Comme à une rencontre de handball, il est surprenant de voir une rencontre s’achever sur un score vierge pour l’une des deux équipes. Toutefois cela s’est déjà produit lors de la finale de 1889 où l’équipe de Queen’s County a été contrainte de rentrer Fanny après avoir misérablement présenté une marque de 0-0 au tableau d’affichage, contre 3-6 pour Tipperary, large vainqueur. Cuisante chicote qui a dû laisser des traces dans les esprits et dans les cœurs. En effet, ce comté ne parviendra plus à se hisser en finale, du moins jusqu’à l’heure où vous lisez ces tristes lignes.
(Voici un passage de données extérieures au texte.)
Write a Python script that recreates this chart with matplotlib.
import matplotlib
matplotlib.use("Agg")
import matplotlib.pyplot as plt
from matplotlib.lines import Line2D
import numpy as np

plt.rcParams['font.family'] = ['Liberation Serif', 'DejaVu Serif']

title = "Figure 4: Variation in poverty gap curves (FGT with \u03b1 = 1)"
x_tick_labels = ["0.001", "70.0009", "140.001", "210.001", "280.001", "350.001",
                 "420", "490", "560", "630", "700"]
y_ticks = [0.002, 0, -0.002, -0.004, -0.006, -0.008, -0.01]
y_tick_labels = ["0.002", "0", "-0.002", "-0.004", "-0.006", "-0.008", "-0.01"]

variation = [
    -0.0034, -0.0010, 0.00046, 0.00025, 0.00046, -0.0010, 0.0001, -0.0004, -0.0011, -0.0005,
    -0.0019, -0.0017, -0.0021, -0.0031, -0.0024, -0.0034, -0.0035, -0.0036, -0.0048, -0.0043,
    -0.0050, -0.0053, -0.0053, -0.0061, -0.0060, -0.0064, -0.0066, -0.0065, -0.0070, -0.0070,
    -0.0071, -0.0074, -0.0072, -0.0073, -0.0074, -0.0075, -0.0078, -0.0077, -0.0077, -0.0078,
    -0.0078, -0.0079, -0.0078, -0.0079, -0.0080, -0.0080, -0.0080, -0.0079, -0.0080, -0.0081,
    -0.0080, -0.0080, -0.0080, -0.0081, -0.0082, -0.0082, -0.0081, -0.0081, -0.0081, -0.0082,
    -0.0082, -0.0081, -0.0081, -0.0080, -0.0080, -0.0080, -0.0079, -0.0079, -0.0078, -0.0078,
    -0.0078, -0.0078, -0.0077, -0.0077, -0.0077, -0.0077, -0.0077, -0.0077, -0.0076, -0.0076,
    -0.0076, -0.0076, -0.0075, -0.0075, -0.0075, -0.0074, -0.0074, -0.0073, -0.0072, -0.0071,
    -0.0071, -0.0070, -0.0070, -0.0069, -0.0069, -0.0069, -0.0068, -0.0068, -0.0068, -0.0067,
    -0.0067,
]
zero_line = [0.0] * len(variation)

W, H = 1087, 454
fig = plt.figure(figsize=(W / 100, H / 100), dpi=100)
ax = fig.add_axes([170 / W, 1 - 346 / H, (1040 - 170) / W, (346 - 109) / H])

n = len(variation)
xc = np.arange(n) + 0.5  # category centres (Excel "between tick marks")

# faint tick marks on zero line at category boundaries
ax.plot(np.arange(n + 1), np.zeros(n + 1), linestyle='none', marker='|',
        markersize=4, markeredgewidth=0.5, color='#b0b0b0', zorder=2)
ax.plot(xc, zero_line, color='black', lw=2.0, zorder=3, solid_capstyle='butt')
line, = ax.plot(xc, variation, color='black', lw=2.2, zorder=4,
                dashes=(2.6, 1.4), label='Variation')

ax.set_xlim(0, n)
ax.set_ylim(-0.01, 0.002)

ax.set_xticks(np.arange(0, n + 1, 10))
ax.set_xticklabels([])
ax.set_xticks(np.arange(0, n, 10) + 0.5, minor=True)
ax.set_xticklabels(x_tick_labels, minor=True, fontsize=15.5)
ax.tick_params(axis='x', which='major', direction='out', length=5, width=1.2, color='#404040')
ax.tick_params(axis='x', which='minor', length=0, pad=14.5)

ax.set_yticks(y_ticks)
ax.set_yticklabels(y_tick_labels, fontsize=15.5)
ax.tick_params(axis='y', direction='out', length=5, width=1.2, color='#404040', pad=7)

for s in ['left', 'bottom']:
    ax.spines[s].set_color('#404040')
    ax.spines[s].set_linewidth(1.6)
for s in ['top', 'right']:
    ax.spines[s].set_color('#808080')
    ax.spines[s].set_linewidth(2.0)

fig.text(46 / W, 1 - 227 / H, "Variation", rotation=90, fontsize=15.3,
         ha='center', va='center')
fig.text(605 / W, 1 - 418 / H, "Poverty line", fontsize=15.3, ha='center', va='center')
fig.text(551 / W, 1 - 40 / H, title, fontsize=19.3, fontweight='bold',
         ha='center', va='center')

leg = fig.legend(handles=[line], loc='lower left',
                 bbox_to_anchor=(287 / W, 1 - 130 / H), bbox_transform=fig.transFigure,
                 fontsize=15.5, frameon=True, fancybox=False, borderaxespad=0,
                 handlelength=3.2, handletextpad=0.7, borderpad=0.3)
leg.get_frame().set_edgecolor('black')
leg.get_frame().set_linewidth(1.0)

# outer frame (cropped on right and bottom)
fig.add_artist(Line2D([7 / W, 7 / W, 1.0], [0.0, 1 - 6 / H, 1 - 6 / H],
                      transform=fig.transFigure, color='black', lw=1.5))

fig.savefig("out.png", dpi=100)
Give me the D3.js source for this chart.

Seulement le caractère sportif des évènements ne s’arrête pas aux portes de la défaite. Les Irlandais, célèbres pour leur musique endiablée, leur accent, leur laine et leur boisson ne laissent pas cette dernière au vestiaire. Les troisièmes mi-temps, plus disputées que l’ensemble de la compétition, voient des collectifs même passés sous les fourches caudines se rincer la dalle convenablement dans les gargotes locales jusqu’au point où, à force de tourner en rond dans les effluves de Murphy’s, ils en finissent par déglutir ovale. Et ces pugilats farouches à coups de lever de coude et de rots d’Ostrogoths participent activement à la sacralisation de ce sport, fer de lance de la grande culture irlandaise. Puisque, comme le brasse le dicton, « à vaincre sans baril, on triomphe sans boire ».